3.7. User-to-User Authentication Exchanges
Overview
User-to-user authentication is a variant of the Kerberos protocol that allows two clients to authenticate to each other without requiring either to maintain a long-term key. This is particularly useful in peer-to-peer scenarios.
The Problem
In the standard Kerberos model:
- Servers maintain long-term keys
- Clients authenticate to servers using tickets encrypted in server's long-term key
- This doesn't work well for peer-to-peer authentication where neither peer wants to maintain a long-term key
The Solution
User-to-user authentication:
- One user obtains a TGT
- Second user requests a ticket for first user
- Ticket is encrypted in the session key from first user's TGT (not a long-term key)
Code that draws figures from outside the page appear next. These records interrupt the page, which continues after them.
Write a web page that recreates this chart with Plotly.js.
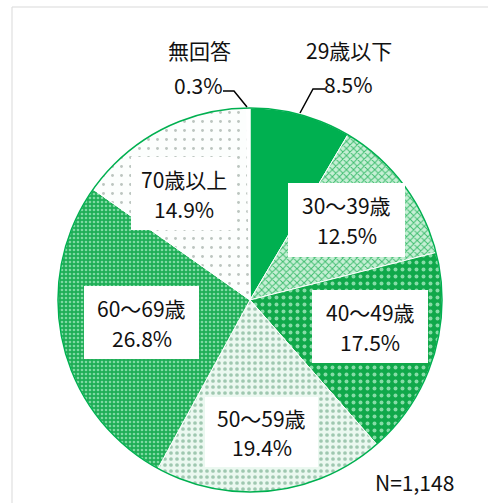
<!DOCTYPE html>
<html><head><meta charset="utf-8">
<script src="https://cdn.plot.ly/plotly-3.0.1.min.js"></script>
<style>html,body{margin:0;padding:0;background:#fff;}#chart{width:488px;height:503px;}</style>
</head><body><div id="chart"></div>
<script>
// Data
var categories = ["29歳以下", "30～39歳", "40～49歳", "50～59歳", "60～69歳", "70歳以上", "無回答"];
var shares = [8.5, 12.5, 17.5, 19.4, 26.8, 14.9, 0.3];
var sampleNote = "N=1,148";

// Styles
var W = 488, H = 503;
var cx = 250, cy = 300, R = 192;
var FONT = "'Noto Sans CJK JP', 'Noto Sans', sans-serif";
var FS = 21;
var fills = ["#00B050", "#c6efd5", "#10a84a", "#e9f8ef", "#1eae56", "#fcfefd", "#ffffff"];
var patterns = [
  {shape: ""},
  {shape: "x", fgcolor: "#3fbd6f", bgcolor: "#c6efd5", size: 5, solidity: 0.35},
  {shape: ".", fgcolor: "#86dca7", bgcolor: "#10a84a", size: 7, solidity: 0.25},
  {shape: ".", fgcolor: "#9fc8b0", bgcolor: "#ebf8f0", size: 6, solidity: 0.3},
  {shape: ".", fgcolor: "#7ed9a3", bgcolor: "#1eae56", size: 4, solidity: 0.35},
  {shape: ".", fgcolor: "#bcc5c0", bgcolor: "#fcfefd", size: 9, solidity: 0.08},
  {shape: ""}
];
// white label boxes (pixel extents [x0, y0, x1, y1]) for inside labels, by category index
var boxes = {1: [288, 183, 405, 257], 2: [312, 290, 428, 363], 3: [205, 397, 318, 467],
             4: [84, 286, 199, 359], 5: [131, 157, 237, 230]};

function px(x) { return x / W; }
function py(y) { return 1 - y / H; }

var trace = {
  type: "pie",
  labels: categories,
  values: shares,
  sort: false,
  direction: "clockwise",
  rotation: 0,
  textinfo: "none",
  hoverinfo: "label+value",
  showlegend: false,
  domain: {x: [px(cx - R), px(cx + R)], y: [py(cy + R), py(cy - R)]},
  marker: {
    colors: fills,
    pattern: {
      shape: patterns.map(function(p){return p.shape;}),
      fgcolor: patterns.map(function(p){return p.fgcolor || "#000";}),
      bgcolor: patterns.map(function(p, i){return p.bgcolor || fills[i];}),
      size: patterns.map(function(p){return p.size || 8;}),
      solidity: patterns.map(function(p){return p.solidity || 0.3;})
    },
    line: {color: "#ffffff", width: 1}
  }
};

var annotations = [];
function label(text, x, y) {
  annotations.push({xref: "paper", yref: "paper", x: px(x), y: py(y), xanchor: "center", yanchor: "middle",
    text: text, showarrow: false, font: {family: FONT, size: FS, color: "#111111"}});
}
var shapes = [
  {type: "rect", xref: "paper", yref: "paper", x0: px(12), y0: py(515), x1: px(500), y1: py(7),
   line: {color: "#d9d9d9", width: 1}, layer: "below"},
  {type: "circle", xref: "paper", yref: "paper", x0: px(cx - R), x1: px(cx + R), y0: py(cy + R), y1: py(cy - R),
   line: {color: "#00B050", width: 1.5}, layer: "above"}
];
Object.keys(boxes).forEach(function(k) {
  var i = +k, b = boxes[i];
  shapes.push({type: "rect", xref: "paper", yref: "paper", x0: px(b[0]), x1: px(b[2]), y0: py(b[3]), y1: py(b[1]),
    fillcolor: "#ffffff", line: {width: 0}, layer: "above"});
  var mx = (b[0] + b[2]) / 2, my = (b[1] + b[3]) / 2;
  label(categories[i], mx, my - 14.5);
  label(shares[i].toFixed(1) + "%", mx, my + 15);
});
label(categories[6], 199, 50);
label(shares[6].toFixed(1) + "%", 198, 85);
label(categories[0], 349, 50);
label(shares[0].toFixed(1) + "%", 348, 84);
label(sampleNote, 414, 482);

function path(pts) {
  return pts.map(function(p, j){ return (j ? "L" : "M") + px(p[0]) + "," + py(p[1]); }).join(" ");
}
shapes.push({type: "path", xref: "paper", yref: "paper", path: path([[223, 91], [234, 91], [247, 107]]),
   line: {color: "#000000", width: 1.5}});
shapes.push({type: "path", xref: "paper", yref: "paper", path: path([[300, 113], [313, 89], [325, 89]]),
   line: {color: "#000000", width: 1.5}});

var layout = {
  width: W, height: H,
  margin: {l: 0, r: 0, t: 0, b: 0},
  paper_bgcolor: "#ffffff",
  annotations: annotations,
  shapes: shapes
};
Plotly.newPlot("chart", [trace], layout, {staticPlot: true, displayModeBar: false});
</script></body></html>
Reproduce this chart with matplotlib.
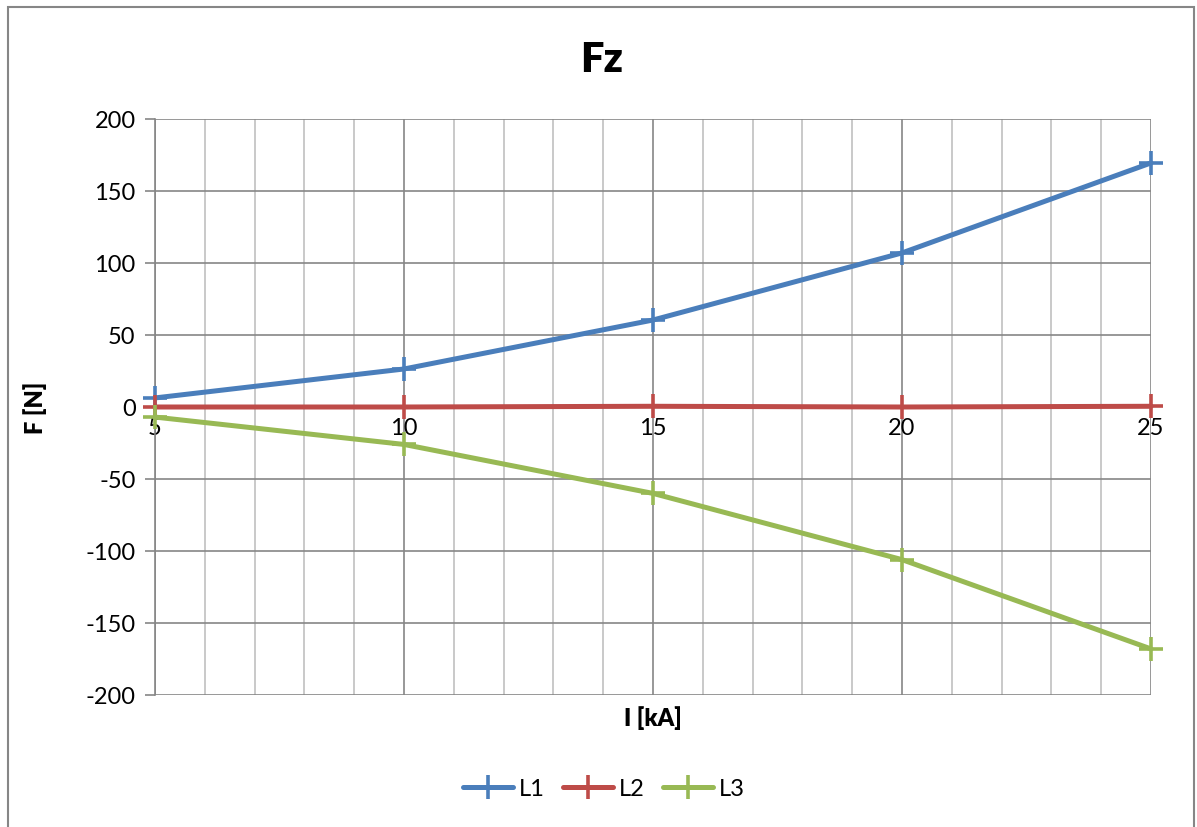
import matplotlib.pyplot as plt
from matplotlib.patches import Rectangle
from matplotlib.ticker import MultipleLocator

plt.rcParams['font.family'] = ['Lato', 'DejaVu Sans']
plt.rcParams['axes.unicode_minus'] = False

# data
current_ka = [5, 10, 15, 20, 25]
l1 = [6.3, 26.4, 60.4, 107, 169.5]
l2 = [0, 0, 0.5, 0, 0.5]
l3 = [-7, -26, -60, -106, -168]

series = [("L1", l1, "#4a7ebb"), ("L2", l2, "#be4b48"), ("L3", l3, "#98b954")]

fig = plt.figure(figsize=(11.97, 8.28), dpi=100)
ax = fig.add_axes([155 / 1197, 1 - 696 / 828, (1151 - 155) / 1197, (696 - 120) / 828])

# outer chart-area border
fig.patches.append(Rectangle((8 / 1197, -0.01), (1194 - 8) / 1197, 1 - 8 / 828 + 0.01,
                             transform=fig.transFigure, fill=False,
                             edgecolor="#868686", lw=1.5))

for name, vals, col in series:
    ax.plot(current_ka, vals, color=col, lw=3.6, marker="+", ms=17, mew=2.6,
            label=name, solid_capstyle="round", zorder=3, clip_on=False)

ax.set_xlim(5, 25)
ax.set_ylim(-200, 200)
ax.xaxis.set_major_locator(MultipleLocator(5))
ax.xaxis.set_minor_locator(MultipleLocator(1))
ax.yaxis.set_major_locator(MultipleLocator(50))

ax.grid(True, which="major", axis="both", color="#868686", lw=1.2, zorder=0)
ax.grid(True, which="minor", axis="x", color="#c0c0c0", lw=1.2, zorder=0)

for s in ["top", "right"]:
    ax.spines[s].set_visible(False)
ax.spines["left"].set_color("#868686")
ax.spines["left"].set_linewidth(1.2)
ax.spines["bottom"].set_position(("data", 0))
ax.spines["bottom"].set_color("#868686")
ax.spines["bottom"].set_linewidth(1.2)

ax.tick_params(axis="y", which="major", length=7, width=1.2, color="#868686",
               labelsize=17, pad=7)
ax.tick_params(axis="x", which="major", length=7, width=1.2, color="#868686",
               direction="inout", labelsize=17, pad=4)
ax.tick_params(axis="x", which="minor", length=0)

fig.text(602 / 1197, 1 - 60 / 828, "Fz", fontsize=30, fontweight="heavy",
         ha="center", va="center")
fig.text(35 / 1197, 1 - 408 / 828, "F [N]", rotation=90, fontsize=17,
         fontweight="heavy", ha="center", va="center")
fig.text(653 / 1197, 1 - 718 / 828, "I [kA]", fontsize=17,
         fontweight="heavy", ha="center", va="center")

fig.legend(loc="center", bbox_to_anchor=(604 / 1197, 1 - 790 / 828), ncol=3,
           frameon=False, fontsize=17, handlelength=2.1, handletextpad=0.25,
           columnspacing=0.8)

fig.savefig("out.png", dpi=100)
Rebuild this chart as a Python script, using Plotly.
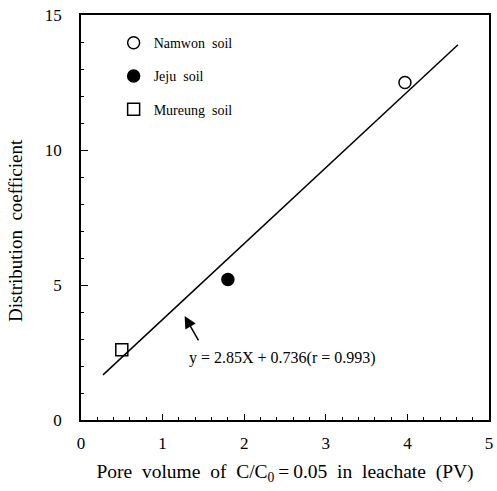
import plotly.graph_objects as go

# ---- data ----
soil_names = ["Namwon\u00a0\u00a0soil", "Jeju\u00a0\u00a0soil", "Mureung\u00a0\u00a0soil"]
pore_volume = [3.97, 1.80, 0.50]
dist_coef = [12.5, 5.2, 2.6]
symbols = ["circle-open", "circle", "square-open"]

fit_x = [0.27, 4.62]
fit_y = [1.67, 13.9]
equation = "y = 2.85X + 0.736(r = 0.993)"

x_ticks = [0, 1, 2, 3, 4, 5]
y_ticks = [0, 5, 10, 15]

FONT = "Liberation Serif"

fig = go.Figure()

for i, name in enumerate(soil_names):
    fig.add_trace(go.Scatter(
        x=[pore_volume[i]], y=[dist_coef[i]], mode="markers", name=name,
        legendgroup=name,
        marker=dict(symbol=symbols[i], size=12, color="black",
                    line=dict(color="black", width=1.5)),
    ))

fig.add_trace(go.Scatter(x=fit_x, y=fit_y, mode="lines", showlegend=False,
                         line=dict(color="black", width=1.5)))

fig.add_annotation(x=1.27, y=3.85, ax=1.45, ay=2.89, axref="x", ayref="y",
                   xref="x", yref="y", text="", showarrow=True,
                   arrowhead=2, arrowsize=1.6, arrowwidth=1.5, arrowcolor="black")
fig.add_annotation(x=1.30, y=2.3, xref="x", yref="y", xanchor="left",
                   text=equation, showarrow=False,
                   font=dict(family=FONT, size=16, color="black"))
# y-axis title
fig.add_annotation(x=-0.162, y=0.469, xref="paper", yref="paper",
                   xanchor="center", yanchor="middle", textangle=-90,
                   text="Distribution\u00a0\u00a0coefficient", showarrow=False,
                   font=dict(family=FONT, size=19, color="black"))

axis_common = dict(showline=True, linecolor="black", linewidth=1.5, mirror=True,
                   ticks="inside", tickcolor="black", tickwidth=1.2,
                   showgrid=False, zeroline=False, automargin=False,
                   ticklabeloverflow="allow",
                   tickfont=dict(family=FONT, size=17, color="black"))

fig.update_xaxes(range=[0, 5], tickvals=x_ticks, ticklen=6,
                 minor=dict(dtick=0.2, ticks="inside", ticklen=3, tickcolor="black", tickwidth=1),
                 ticklabelstandoff=7,
                 title=dict(text="Pore\u00a0\u00a0volume\u00a0\u00a0of\u00a0\u00a0C/C<sub>0</sub>\u2009=\u20090.05\u00a0\u00a0in\u00a0\u00a0leachate\u00a0\u00a0(PV)",
                            font=dict(family=FONT, size=19.5, color="black"), standoff=12),
                 **axis_common)
fig.update_yaxes(range=[0, 15], tickvals=y_ticks, ticklen=7,
                 minor=dict(dtick=1, ticks="inside", ticklen=3, tickcolor="black", tickwidth=1),
                 ticklabelstandoff=14,
                 **axis_common)

fig.update_layout(
    width=497, height=491,
    margin=dict(l=81, r=8, t=15, b=71),
    paper_bgcolor="white", plot_bgcolor="white",
    showlegend=True,
    legend=dict(x=0.08, y=0.97, xanchor="left", yanchor="top",
                bgcolor="rgba(0,0,0,0)", tracegroupgap=12,
                font=dict(family=FONT, size=14, color="black")),
)

fig.write_html("out.html", config={"displayModeBar": False},
               post_script="document.body.style.margin='0';")
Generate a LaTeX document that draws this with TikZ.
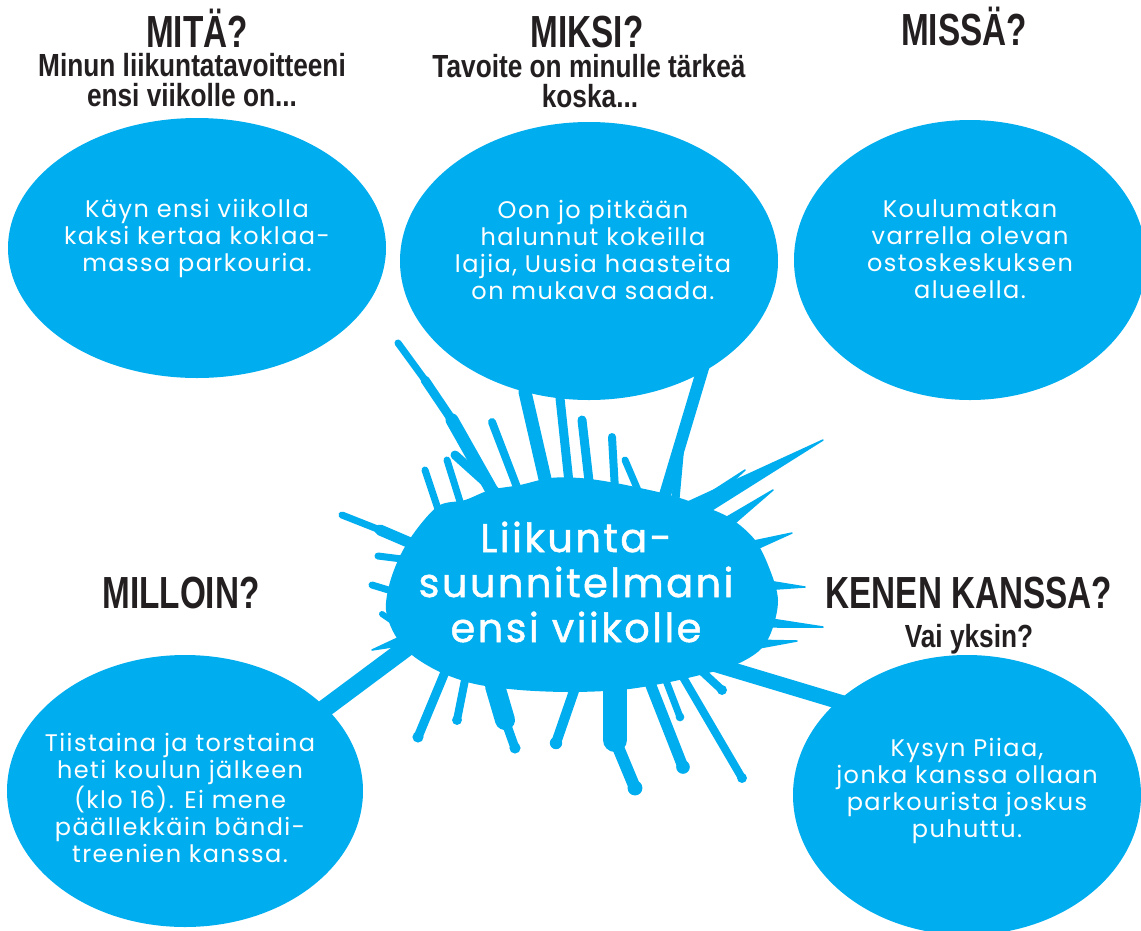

- Second user presents this ticket to first user for authentication
Protocol Flow
- User A obtains TGT from AS
- User B sends TGS_REQ to TGS:
- Requests ticket for User A
- Includes ENC-TKT-IN-SKEY option
- Includes User A's TGT
- TGS issues ticket encrypted in User A's TGT session key
- User B presents ticket to User A
- User A can decrypt ticket using TGT session key
- Both users share the session key from the new ticket
Requirements
- ENC-TKT-IN-SKEY option must be set in TGS request
- First user's TGT must be provided to TGS
- First user must have TGT available to decrypt incoming ticket
Use Cases
- Peer-to-peer applications
- Workstation-to-workstation communication
- Scenarios where neither party maintains long-term keys
- Mobile or temporary services
Security Considerations
- Both users must have valid TGTs
- Session key from first user's TGT is used as encryption key
- Provides mutual authentication between peers
- No long-term key exposure for peer services
Reference
For complete technical details, refer to RFC 4120 Section 3.7.